** BEGIN INPUT RECORDS **

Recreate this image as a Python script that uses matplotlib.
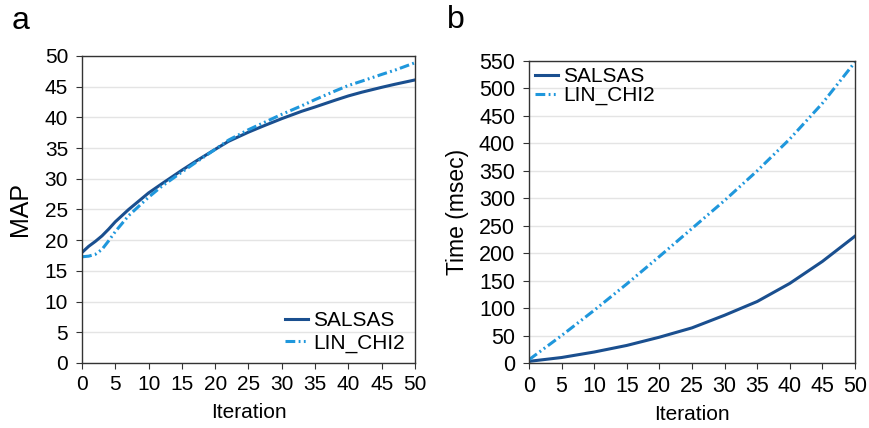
import matplotlib
matplotlib.use("Agg")
import matplotlib.pyplot as plt

plt.rcParams['font.family'] = ['Liberation Sans', 'DejaVu Sans']

# panel a: MAP vs iteration
map_iter = [0, 1, 2, 3, 4, 5, 7, 10, 12, 15, 17, 20, 22, 25, 27, 30, 33, 35, 38, 40, 42, 45, 47, 50]
map_salsas = [18.0, 19.0, 19.8, 20.7, 21.8, 23.0, 25.0, 27.7, 29.2, 31.4, 32.8, 34.8, 36.1, 37.6, 38.5, 39.8, 41.0, 41.7, 42.8, 43.5, 44.1, 44.9, 45.4, 46.1]
map_linchi2 = [17.3, 17.4, 17.7, 18.5, 19.9, 21.4, 24.0, 27.0, 28.8, 31.1, 32.6, 34.8, 36.3, 38.0, 39.0, 40.5, 41.9, 42.9, 44.3, 45.2, 45.9, 47.0, 47.7, 48.9]

# panel b: time vs iteration
time_iter = [0, 5, 10, 15, 20, 25, 30, 35, 40, 45, 50]
time_salsas = [3, 10, 20, 32, 47, 64, 87, 112, 145, 185, 231]
time_linchi2 = [6, 50, 96, 144, 194, 245, 296, 350, 408, 473, 548]

x_ticks = list(range(0, 51, 5))
map_ticks = list(range(0, 51, 5))
time_ticks = list(range(0, 551, 50))

dark_blue = '#1a4f8f'
light_blue = '#1f97dc'
dashdot = (0, (3.2, 1.1, 0.6, 1.1, 0.6, 1.1))

fig = plt.figure(figsize=(8.7, 4.28), dpi=100)
ax1 = fig.add_axes([82 / 870, 1 - 363 / 428, 333 / 870, 307 / 428])
ax2 = fig.add_axes([529 / 870, 1 - 363 / 428, 326 / 870, 302 / 428])


def style(ax, yticks, size):
    ax.set_xlim(0, 50)
    ax.set_ylim(yticks[0], yticks[-1])
    ax.set_xticks(x_ticks)
    ax.set_yticks(yticks)
    ax.grid(axis='y', color='#e4e4e4', linewidth=1)
    ax.set_axisbelow(True)
    for s in ax.spines.values():
        s.set_color('#333333')
        s.set_linewidth(1.0)
    ax.tick_params(labelsize=size, length=4, color='#333333')
    ax.tick_params(axis='x', pad=5)
    ax.tick_params(axis='y', pad=6)
    ax.set_xlabel('Iteration', fontsize=15, labelpad=6)


ax1.plot(map_iter, map_salsas, color=dark_blue, lw=2.2, label='SALSAS')
ax1.plot(map_iter, map_linchi2, color=light_blue, lw=2.2, linestyle=dashdot, label='LIN_CHI2')
style(ax1, map_ticks, 15)
ax1.set_ylabel('MAP', fontsize=18, labelpad=9)
ax1.legend(loc='lower right', frameon=False, fontsize=15, handlelength=1.1,
           handletextpad=0.25, borderaxespad=0.3, labelspacing=0.15, borderpad=0.2)

ax2.plot(time_iter, time_salsas, color=dark_blue, lw=2.2, label='SALSAS')
ax2.plot(time_iter, time_linchi2, color=light_blue, lw=2.2, linestyle=dashdot, label='LIN_CHI2')
style(ax2, time_ticks, 15.5)
ax2.set_ylabel('Time (msec)', fontsize=16.5, labelpad=7)
ax2.legend(loc='upper left', frameon=False, fontsize=15, handlelength=1.1,
           handletextpad=0.25, borderaxespad=0.1, labelspacing=0.0, borderpad=0.2)

fig.text(12 / 870, 1 - 21 / 428, 'a', fontsize=23, va='center', ha='left')
fig.text(447 / 870, 1 - 20 / 428, 'b', fontsize=23, va='center', ha='left')

fig.savefig('out.png', dpi=100)
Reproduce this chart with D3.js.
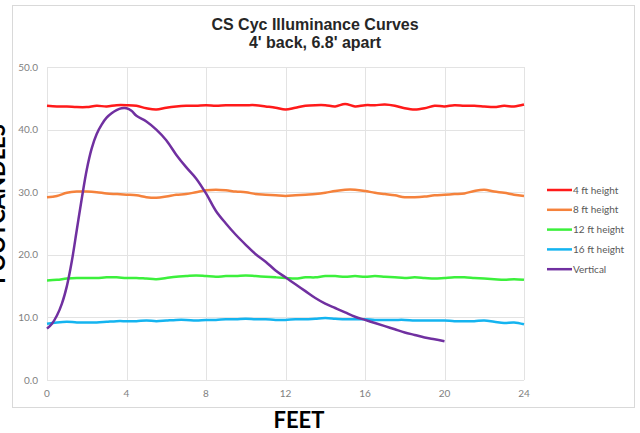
<!DOCTYPE html>
<meta charset='utf-8'>
<html>
  <style>
    body { margin: 0; background: #fff; }
    .tick-label { font-family: Lato, "Open Sans", sans-serif; font-size: 10px; fill: #7f7f7f; }
    .legend text { font-family: Lato, "Open Sans", sans-serif; font-size: 10px; fill: #595959; }
    .title { font-family: "Liberation Sans", Arial, sans-serif; font-weight: bold; font-size: 16px; fill: #262626; }
    .axis-title { font-family: Lato, "Open Sans", sans-serif; font-weight: bold; font-size: 22px; fill: #000; }
  </style>
  <head>
    <script src="https://cdn.jsdelivr.net/npm/d3@7/dist/d3.min.js"></script>
  </head>
  <body>
    <div id="chart"></div>
    <script>
      // readings every half foot, 0 to 24 ft
      var feet = d3.range(0, 24.01, 0.5);
      var fc4 = [43.8,43.7,43.7,43.6,43.6,43.8,43.7,43.9,43.9,43.8,43.4,43.2,43.5,43.7,43.8,43.8,43.9,43.8,43.9,43.9,
                 43.9,43.9,43.7,43.5,43.2,43.5,43.8,43.9,43.9,43.7,44.1,43.7,43.9,43.9,44.0,43.8,43.4,43.2,43.4,43.8,
                 43.7,43.9,43.8,43.8,43.7,43.6,43.8,43.7,44.0];
      var fc8 = [29.2,29.4,29.9,30.1,30.1,30.0,29.8,29.7,29.6,29.5,29.2,29.1,29.3,29.6,29.7,30.0,30.3,30.4,30.3,30.1,
                 30.0,29.7,29.6,29.5,29.4,29.5,29.6,29.7,29.9,30.2,30.4,30.4,30.2,29.9,29.7,29.5,29.2,29.2,29.3,29.5,
                 29.6,29.7,29.8,30.2,30.4,30.1,29.9,29.6,29.4];
      var fc12 = [15.9,16.0,16.2,16.3,16.3,16.3,16.4,16.4,16.3,16.3,16.2,16.1,16.3,16.5,16.6,16.7,16.6,16.5,16.6,16.6,
                  16.7,16.6,16.5,16.4,16.3,16.2,16.4,16.4,16.6,16.6,16.5,16.6,16.5,16.6,16.5,16.4,16.3,16.4,16.3,16.2,
                  16.3,16.4,16.4,16.3,16.2,16.1,16.0,16.1,16.0];
      var fc16 = [9.0,9.2,9.3,9.2,9.2,9.2,9.3,9.4,9.4,9.4,9.5,9.4,9.5,9.6,9.6,9.5,9.6,9.6,9.7,9.7,
                  9.8,9.7,9.7,9.6,9.6,9.7,9.7,9.8,9.9,9.8,9.7,9.7,9.7,9.6,9.6,9.6,9.6,9.5,9.5,9.5,
                  9.5,9.4,9.4,9.4,9.5,9.3,9.1,9.2,8.9];
      // vertical plane, finer steps on the steep rise
      var vertFeet = [0,0.25,0.5,0.75,1,1.25,1.5,1.75,2,2.25,2.5,2.75,3,3.25,3.5,3.75,4,4.25,4.5,5,5.5,6,6.5,7,7.5,8,
                      8.5,9,9.5,10,10.5,11,11.5,12,12.5,13,13.5,14,14.5,15,15.5,16,16.5,17,17.5,18,18.5,19,19.5,20];
      var vertFc = [8.2,9.0,10.3,12.2,15.0,19.0,24.0,29.0,33.6,37.0,39.3,40.8,41.9,42.6,43.1,43.4,43.4,43.0,42.2,41.3,
                    40.0,38.3,36.0,34.0,32.2,29.8,27.0,25.0,23.2,21.6,20.1,18.9,17.5,16.4,15.3,14.2,13.1,12.2,11.5,10.8,
                    10.1,9.6,9.1,8.6,8.1,7.6,7.2,6.8,6.5,6.2];

      var seriesNames = ["4 ft height", "8 ft height", "12 ft height", "16 ft height", "Vertical"];
      var seriesColors = ["#ff1a1a", "#f5823c", "#3cf03c", "#14b4f0", "#7030a0"];
      var xTicks = [0, 4, 8, 12, 16, 20, 24];
      var yTicks = [0, 10, 20, 30, 40, 50];

      var width = 640, height = 433;
      var margin = {top: 67, right: 116, bottom: 53, left: 47};

      var svg = d3.select("#chart").append("svg")
        .attr("width", width)
        .attr("height", height);

      var x = d3.scaleLinear().domain([0, 24]).range([margin.left, width - margin.right]);
      var y = d3.scaleLinear().domain([0, 50]).range([height - margin.bottom, margin.top]);

      // outer frame
      svg.append("rect")
        .attr("x", 12.5).attr("y", 5.5)
        .attr("width", 622).attr("height", 402)
        .attr("fill", "none")
        .attr("stroke", "#d9d9d9");

      // gridlines
      svg.append("g").selectAll("line").data(yTicks).enter().append("line")
        .attr("x1", x(0)).attr("x2", x(24))
        .attr("y1", function(d) { return Math.round(y(d)) + 0.5; })
        .attr("y2", function(d) { return Math.round(y(d)) + 0.5; })
        .attr("stroke", "#e3e3e3");
      svg.append("g").selectAll("line").data(xTicks).enter().append("line")
        .attr("y1", y(0)).attr("y2", y(50))
        .attr("x1", function(d) { return Math.round(x(d)) + 0.5; })
        .attr("x2", function(d) { return Math.round(x(d)) + 0.5; })
        .attr("stroke", "#e3e3e3");

      // tick labels
      svg.append("g").selectAll("text").data(yTicks).enter().append("text")
        .attr("class", "tick-label")
        .attr("x", 38).attr("y", function(d) { return y(d) + 3.5; })
        .attr("text-anchor", "end")
        .text(function(d) { return d.toFixed(1); });
      svg.append("g").selectAll("text").data(xTicks).enter().append("text")
        .attr("class", "tick-label")
        .attr("x", function(d) { return x(d); }).attr("y", 397)
        .attr("text-anchor", "middle")
        .text(function(d) { return d; });

      // lines
      var line = d3.line()
        .x(function(d) { return x(d[0]); })
        .y(function(d) { return y(d[1]); })
        .curve(d3.curveCatmullRom);

      var heights = [fc4, fc8, fc12, fc16];
      heights.forEach(function(vals, i) {
        svg.append("path")
          .datum(d3.zip(feet, vals))
          .attr("d", line)
          .attr("fill", "none")
          .attr("stroke", seriesColors[i])
          .attr("stroke-width", 2.5);
      });
      svg.append("path")
        .datum(d3.zip(vertFeet, vertFc))
        .attr("d", line)
        .attr("fill", "none")
        .attr("stroke", seriesColors[4])
        .attr("stroke-width", 2.5);

      // legend
      var legend = svg.append("g").attr("class", "legend")
        .selectAll("g").data(seriesNames).enter().append("g")
        .attr("transform", function(d, i) { return "translate(547," + (190 + i * 19.8) + ")"; });
      legend.append("line")
        .attr("x1", 0).attr("x2", 25)
        .attr("stroke", function(d, i) { return seriesColors[i]; })
        .attr("stroke-width", 2.5);
      legend.append("text")
        .attr("x", 26).attr("y", 3.5)
        .text(function(d) { return d; });

      // titles
      svg.append("text").attr("class", "title")
        .attr("x", 315).attr("y", 30).attr("text-anchor", "middle")
        .text("CS Cyc Illuminance Curves");
      svg.append("text").attr("class", "title")
        .attr("x", 315).attr("y", 48).attr("text-anchor", "middle")
        .text("4' back, 6.8' apart");

      svg.append("text").attr("class", "axis-title")
        .attr("x", 299).attr("y", 428).attr("text-anchor", "middle")
        .text("FEET");
      // axis title sits partly past the left edge, as in the original
      svg.append("text").attr("class", "axis-title")
        .attr("transform", "translate(5,204) rotate(-90)")
        .attr("text-anchor", "middle")
        .text("FOOTCANDLES");
    </script>
  </body>
</html>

** END INPUT RECORDS **

- AIM: Starting at the top of the listing above, please restate word for word each line up to and including the one that holds "plt.rcParams['font.family'] = ['Liberation", omitting every image.

- OUTPUT:
Recreate this image as a Python script that uses matplotlib.
import matplotlib
matplotlib.use("Agg")
import matplotlib.pyplot as plt

plt.rcParams['font.family'] = ['Liberation Sans', 'DejaVu Sans']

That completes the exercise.